Short problem: Begin with the line containing "Reproduce this chart with matplotlib." and end with the line containing "import matplotlib.pyplot as plt"; set down that block verbatim and nothing else.

Exercise material:
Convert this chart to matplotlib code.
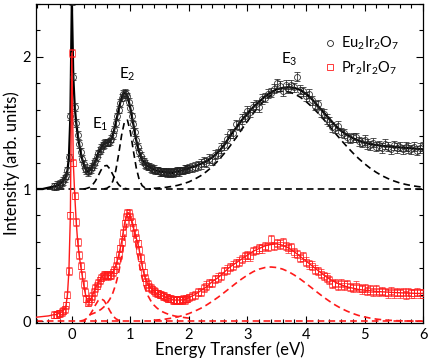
---
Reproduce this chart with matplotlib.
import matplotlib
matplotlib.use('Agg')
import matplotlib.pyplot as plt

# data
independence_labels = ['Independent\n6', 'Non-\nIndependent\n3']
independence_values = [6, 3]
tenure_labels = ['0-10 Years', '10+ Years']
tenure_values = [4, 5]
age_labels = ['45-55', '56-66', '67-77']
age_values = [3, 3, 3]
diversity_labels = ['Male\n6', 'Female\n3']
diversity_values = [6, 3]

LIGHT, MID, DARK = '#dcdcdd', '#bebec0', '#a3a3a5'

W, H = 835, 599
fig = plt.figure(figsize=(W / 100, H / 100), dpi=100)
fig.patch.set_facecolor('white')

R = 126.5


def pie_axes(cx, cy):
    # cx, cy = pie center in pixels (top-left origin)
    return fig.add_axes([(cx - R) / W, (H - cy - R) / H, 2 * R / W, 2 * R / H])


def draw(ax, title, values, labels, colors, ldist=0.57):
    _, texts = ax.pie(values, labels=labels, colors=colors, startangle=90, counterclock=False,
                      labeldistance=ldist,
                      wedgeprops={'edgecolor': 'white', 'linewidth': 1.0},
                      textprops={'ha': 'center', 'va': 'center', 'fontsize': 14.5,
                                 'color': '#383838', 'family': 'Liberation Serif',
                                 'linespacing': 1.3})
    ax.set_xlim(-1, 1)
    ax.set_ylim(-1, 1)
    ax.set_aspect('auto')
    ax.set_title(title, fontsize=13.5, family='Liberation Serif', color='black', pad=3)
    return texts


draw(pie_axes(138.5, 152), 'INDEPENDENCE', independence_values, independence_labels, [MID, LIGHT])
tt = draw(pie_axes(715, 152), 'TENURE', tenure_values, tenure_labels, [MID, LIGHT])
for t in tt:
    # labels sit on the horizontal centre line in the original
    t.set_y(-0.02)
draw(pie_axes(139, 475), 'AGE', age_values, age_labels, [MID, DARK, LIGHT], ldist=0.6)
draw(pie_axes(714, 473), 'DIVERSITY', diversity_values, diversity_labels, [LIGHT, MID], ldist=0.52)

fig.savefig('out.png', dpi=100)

Response:
Reproduce this chart with matplotlib.
import matplotlib
matplotlib.use('Agg')
import matplotlib.pyplot as plt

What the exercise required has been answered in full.